Friday, July 20, 2012

mildly relevant: a mathematician reads the (actual) newspaper.

in light of some new developments, i'm currently embedded in the job of re-writing this preprint. as a result, i haven't had much time for idle thoughts about the mathematician's life.

to be fair, though: i did take a break today to go and watch the dark knight rises, which came out today [1].

it did the trick:
i was completely distracted me from maths for .. 2 hours, 40+ minutes [2].

so until i can put two sentences together about mathematics again, here are some sentences of others that i've stumbled upon recently ..



from "why johnny can't add without a calculator" @ slate:
Maybe one day software will be smart enough to be useful, but that day won’t be any time soon, for two reasons. The first is that education, especially of children, is as much an emotional process as an imparting of knowledge—there is no technological substitute for a teacher who cares. The second is that education is poorly structured. Technology is bad at dealing with poorly structured concepts [1]. One question leads to another leads to another, and the rigid structure of computer software has no way of dealing with this. Software is especially bad for smart kids, who are held back by its inflexibility.
despite my acceptance of listening and giving beamer-style talks at seminars and conferences, this is exactly why i'm not especially fond of them ..



from "the psychology of discounting: something doesn't add up" @ the economist:
A team of researchers, led by Akshay Rao of the University of Minnesota's Carlson School of Management, looked at consumers' attitudes to discounting. Shoppers, they found, much prefer getting something extra free to getting something cheaper. The main reason is that most people are useless at fractions..

Consumers often struggle to realise, for example, that a 50% increase in quantity is the same as a 33% discount in price. They overwhelmingly assume the former is better value.
admittedly, i don't think that hard while shopping. most of the time, i'm just glad that something that i would actually buy would be on sale.



from "scientific publishing: brought to book" @ the economist (again):
There is a widespread feeling that the journal publishers who have mediated this exchange for the past century or more are becoming an impediment to it. One of the latest converts is the British government. On July 16th it announced that, from 2013, the results of taxpayer-financed research would be available, free and online, for anyone to read and redistribute.

Britain’s government is not alone. On July 17th the European Union followed suit. It proposes making research paid for by its next scientific-spending round—which runs from 2014 to 2020, and will hand out about €80 billion, or $100 billion, in grants—similarly easy to get hold of. In America, the National Institutes of Health (NIH, the single-biggest source of civil research funds in the world) has required open-access publishing since 2008.
nice! i didn't realise that the movement is spreading that widely .. or, for that matter, that such a practice has been in the works for a while.

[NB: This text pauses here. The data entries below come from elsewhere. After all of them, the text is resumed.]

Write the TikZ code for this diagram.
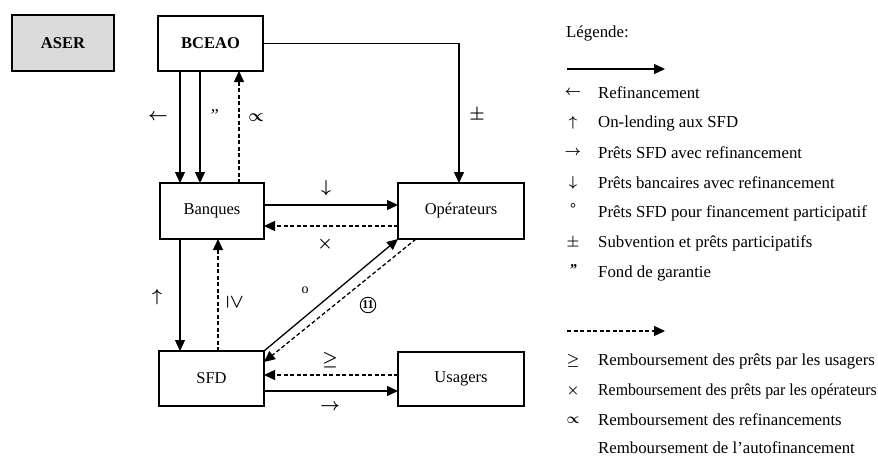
\documentclass[tikz,border=0pt]{standalone}
\usepackage{fontspec}
\usepackage{graphicx}
\setmainfont{Liberation Serif}
\usetikzlibrary{arrows.meta}
\begin{document}
\begin{tikzpicture}[x=1pt,y=-1pt,
  box/.style={draw,line width=1.1pt,outer sep=0pt,inner sep=0pt,font=\fontsize{16.5}{18}\selectfont},
  sarr/.style={line width=1.3pt,-{Triangle[length=11pt,width=10pt]}},
  darr/.style={line width=1.3pt,dash pattern=on 4pt off 2.5pt,-{Triangle[length=11pt,width=10pt]}},
  lab/.style={inner sep=0pt,font=\fontsize{18}{18}\selectfont\boldmath},
  lsym/.style={inner sep=0pt,font=\fontsize{15}{16}\selectfont\boldmath},
  ltxt/.style={anchor=west,inner sep=0pt,font=\fontsize{16.8}{18}\selectfont}]
\path[use as bounding box,fill=white] (0,0) rectangle (878,461);

% boxes
\node[box,fill=black!14,minimum width=102pt,minimum height=56pt] (aser) at (63,43) {\bfseries ASER};
\node[box,minimum width=105pt,minimum height=55pt] (bceao) at (210.5,43.5) {\bfseries BCEAO};
\node[box,minimum width=104pt,minimum height=56pt] (banq) at (212,211) {Banques};
\node[box,minimum width=126pt,minimum height=56pt] (oper) at (461,211) {Opérateurs};
\node[box,minimum width=105pt,minimum height=55pt] (sfd) at (211.5,378.5) {SFD};
\node[box,minimum width=126pt,minimum height=54pt] (usag) at (461,379) {Usagers};

% connectors
\draw[sarr] ([xshift=22pt]bceao.south west) -- ([xshift=22pt]bceao.south west |- banq.north);
\draw[sarr] ([xshift=42pt]bceao.south west) -- ([xshift=42pt]bceao.south west |- banq.north);
\draw[darr] ([xshift=79pt]banq.north west) -- ([xshift=79pt]banq.north west |- bceao.south);
\draw[sarr] (bceao.east) -| ([xshift=-2pt]oper.north);
\draw[sarr] ([yshift=6pt]banq.east) -- ([yshift=6pt]banq.east -| oper.west);
\draw[darr] ([yshift=-15pt]banq.east -| oper.west) -- ([yshift=-15pt]banq.east);
\draw[sarr] ([xshift=20pt]banq.south west) -- ([xshift=20pt]banq.south west |- sfd.north);
\draw[darr] ([xshift=58pt]banq.south west |- sfd.north) -- ([xshift=58pt]banq.south west);
\draw[sarr] (sfd.north east) -- (oper.south west);
\draw[darr] ([xshift=18pt]oper.south west) -- ([yshift=-11pt]sfd.north east);
\draw[darr] ([yshift=3.5pt]sfd.east -| usag.west) -- ([yshift=3.5pt]sfd.east);
\draw[sarr] ([yshift=-12.5pt]sfd.east) -- ([yshift=-12.5pt]sfd.east -| usag.west);

% connector labels
\node[lab] (l1) at (158,117) {$\leftarrow$};
\node[lab] (l2) at (214,116) {\itshape\char"22};
\node[lab] (l3) at (256,118) {$\propto$};
\node[lab] (l4) at (326,188) {$\downarrow$};
\node[lab] (l5) at (477,115) {$\pm$};
\node[lab] (l6) at (325,244) {$\times$};
\node[lab] (l7) at (157,297) {$\uparrow$};
\node[lab,rotate=-90] (l8) at (235,302) {$\geq$};
\node[lab,font=\fontsize{14}{14}\selectfont] (l9) at (305,290) {o};
\node[draw,circle,line width=0.9pt,inner sep=0.6pt,font=\fontsize{12}{12}\selectfont\bfseries] (l10) at (368,305) {11};
\node[lab] (l11) at (330,360) {$\geq$};
\node[lab] (l12) at (330,407) {$\rightarrow$};

% legend
\node[ltxt] (leg) at (566,33) {Légende:};
\coordinate (ls1) at (567,69);
\coordinate (le1) at (665,69);
\draw[sarr] (ls1) -- (le1);
\node[lsym] (s1) at (573,93) {$\leftarrow$};
\node[ltxt] (t1) at (598,93) {Refinancement};
\node[lsym] (s2) at (573,123) {$\uparrow$};
\node[ltxt] (t2) at (598,123) {On-lending aux SFD};
\node[lsym] (s3) at (573,153) {$\rightarrow$};
\node[ltxt] (t3) at (598,153) {Prêts SFD avec refinancement};
\node[lsym] (s4) at (573,183) {$\downarrow$};
\node[ltxt] (t4) at (598,183) {Prêts bancaires avec refinancement};
\node[lsym] (s5) at (573,209) {\bfseries °};
\node[ltxt] (t5) at (598,213) {Prêts SFD pour financement participatif};
\node[lsym] (s6) at (573,243) {$\pm$};
\node[ltxt] (t6) at (598,243) {Subvention et prêts participatifs};
\node[lsym] (s7) at (573,270) {\bfseries\itshape\char"22};
\node[ltxt] (t7) at (598,273) {Fond de garantie};
\coordinate (ls2) at (567,331);
\coordinate (le2) at (665,331);
\draw[darr] (ls2) -- (le2);
\node[lsym] (s8) at (573,361) {$\geq$};
\node[ltxt] (t8) at (598,361) {Remboursement des prêts par les usagers};
\node[lsym] (s9) at (573,391) {$\times$};
\node[ltxt] (t9) at (598,391) {\scalebox{0.94}[1]{Remboursement des prêts par les opérateurs}};
\node[lsym] (s10) at (573,420) {$\propto$};
\node[ltxt] (t10) at (598,420) {Remboursement des refinancements};
\node[ltxt] (t11) at (598,448) {Remboursement de l'autofinancement};
\end{tikzpicture}
\end{document}
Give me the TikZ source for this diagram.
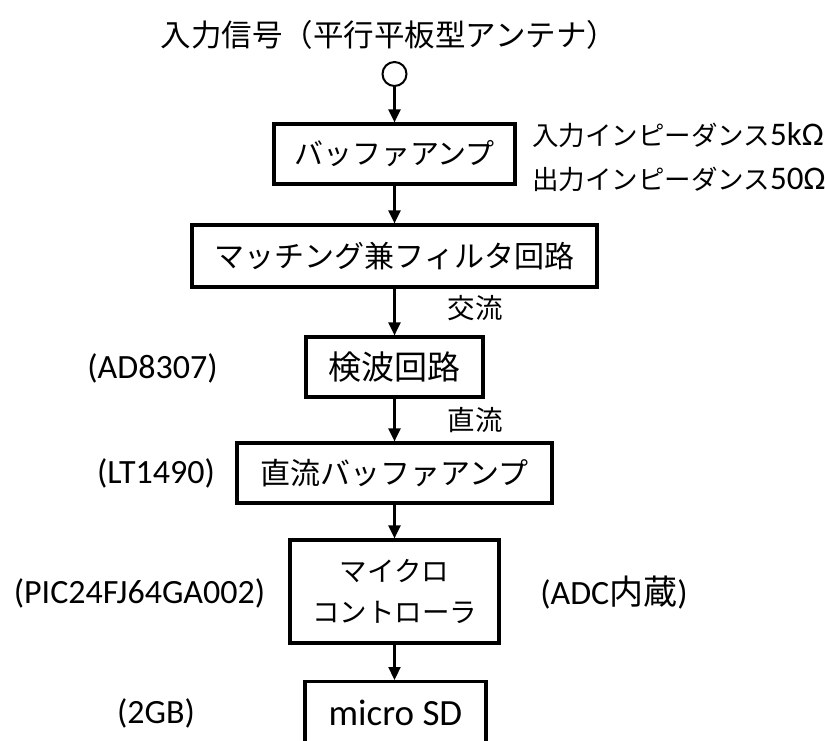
\documentclass[tikz,border=0pt]{standalone}
\usepackage{fontspec}
\setmainfont{Carlito}
\newfontfamily\jp{Noto Sans CJK JP}
\usetikzlibrary{arrows.meta}
\tikzset{
  blk/.style={draw, line width=3.2pt, inner sep=0pt, align=center},
  flow/.style={line width=2.2pt, -{Triangle[length=13pt,width=12pt]}},
  lbl/.style={inner sep=0pt, align=center}
}
\begin{document}
\begin{tikzpicture}[x=1pt,y=-1pt]
\useasboundingbox (0,0) rectangle (825,740);
\clip (0,0) rectangle (825,740);
\fill[white] (0,0) rectangle (825,740);
% title and antenna terminal
\node[lbl, font=\jp\fontsize{30.5}{36}\selectfont] (title) at (389,35) {入力信号（平行平板型アンテナ）};
\node[draw, circle, line width=2pt, minimum size=24pt, inner sep=0pt] (ant) at (394.5,74) {};
% blocks
\node[blk, minimum width=241pt, minimum height=60pt, font=\jp\fontsize{29}{35}\selectfont] (buf) at (394.5,154) {バッファアンプ};
\node[blk, minimum width=405pt, minimum height=62pt, font=\jp\fontsize{30}{36}\selectfont] (match) at (394.5,256) {マッチング兼フィルタ回路};
\node[blk, minimum width=177pt, minimum height=60pt, font=\jp\fontsize{33}{40}\selectfont] (det) at (394.5,367) {検波回路};
\node[blk, minimum width=315pt, minimum height=60pt, font=\jp\fontsize{30}{36}\selectfont] (dcbuf) at (394.5,473) {直流バッファアンプ};
\node[blk, minimum width=209pt, minimum height=103pt, font=\jp\fontsize{27.5}{41}\selectfont] (mcu) at (394.5,591.5) {マイクロ\\コントローラ};
\node[blk, minimum width=181pt, minimum height=120pt, anchor=north] (sd) at (395.5,680) {};
\node[lbl, font=\fontsize{37}{44}\selectfont] (sdtext) at (395.5,713) {micro SD};
% side labels
\node[lbl, anchor=west] (zin) at (532,135) {{\jp\fontsize{26.5}{32}\selectfont 入力インピーダンス}{\fontsize{33}{38}\selectfont 5kΩ}};
\node[lbl, anchor=west] (zout) at (532,179) {{\jp\fontsize{26.5}{32}\selectfont 出力インピーダンス}{\fontsize{33}{38}\selectfont 50Ω}};
\node[lbl, font=\jp\fontsize{27.5}{33}\selectfont] (ac) at (475,308) {交流};
\node[lbl, font=\jp\fontsize{27.5}{33}\selectfont] (dc) at (475,420) {直流};
\node[lbl, font=\fontsize{34}{40}\selectfont] (ad) at (152.5,368) {(AD8307)};
\node[lbl, font=\fontsize{34}{40}\selectfont] (lt) at (156,473) {(LT1490)};
\node[lbl, font=\fontsize{34}{40}\selectfont] (pic) at (139.5,593) {(PIC24FJ64GA002)};
\node[lbl, font=\fontsize{34}{40}\selectfont] (gb) at (156,713) {(2GB)};
\node[lbl, font=\fontsize{34}{40}\selectfont] (adc) at (614,593) {(ADC{\jp 内蔵})};
% connectors
\draw[flow] (ant.south) -- (ant.south |- buf.north);
\draw[flow] (buf.south) -- (buf.south |- match.north);
\draw[flow] (match.south -| det.north) -- (det.north);
\draw[flow] (det.south) -- (det.south |- dcbuf.north);
\draw[flow] (dcbuf.south -| mcu.north) -- (mcu.north);
\draw[flow] (mcu.south) -- (mcu.south |- sd.north);
\end{tikzpicture}
\end{document}
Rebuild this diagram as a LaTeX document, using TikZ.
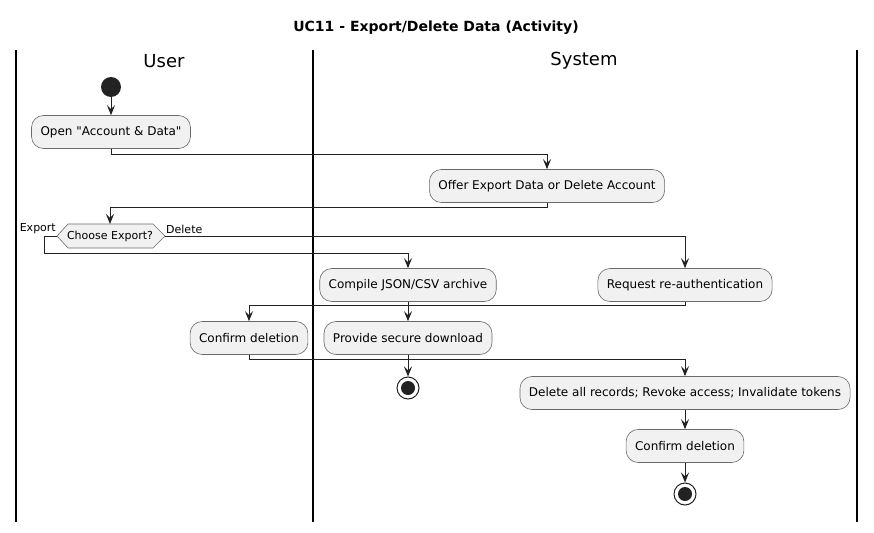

again, it's the sort of thing that gives me hope, in this world.



from "the trouble with online education" @ the new york times:
But can online education ever be education of the very best sort?

It’s here that the notion of students teaching teachers is illuminating. As a friend and fellow professor said to me: “You don’t just teach students, you have to learn ’em too.” It took a minute — it sounded like he was channeling Huck Finn — but I figured it out.


With every class we teach, we need to learn who the people in front of us are. We need to know where they are intellectually, who they are as people and what we can do to help them grow. Teaching, even when you have a group of a hundred students on hand, is a matter of dialogue..
reading this, i'm tempted to gainsay what i wrote in (the second part of) my earlier post .. but i won't, due to context:
free online education gives me hope, in the same way that universal suffrage and publicly-funded libraries give me hope.

these are not perfect solutions -- e.g. voting randomly at the booth does nothing -- but they give some form of access to everyone, and hence anyone who wants to better themselves.
on the other hand, the author of the article makes a good point about lecturers having an audience. thinking about it, i wish that i had thought of that ..

.. but after a quick search, it turns out that i did! [3]






[1] no comment about the film .. at least, not yet and not here. if you're that desperate for news about it, i'm sure that you're more resourceful than to rely on me for news about it!

[2] not all diversions are created equal. if i'm really embedded in a task, then i'll think about it while running .. which makes for a terrible run. the symphony doesn't help either; i tried that, back where i did my first postdoc. as for leisure reading, i never even get to opening the book cover. i guess, for me, the film experience is rather all-encompassing.

[3] i'm referring to this earlier post, specifically the paragraph after the red text.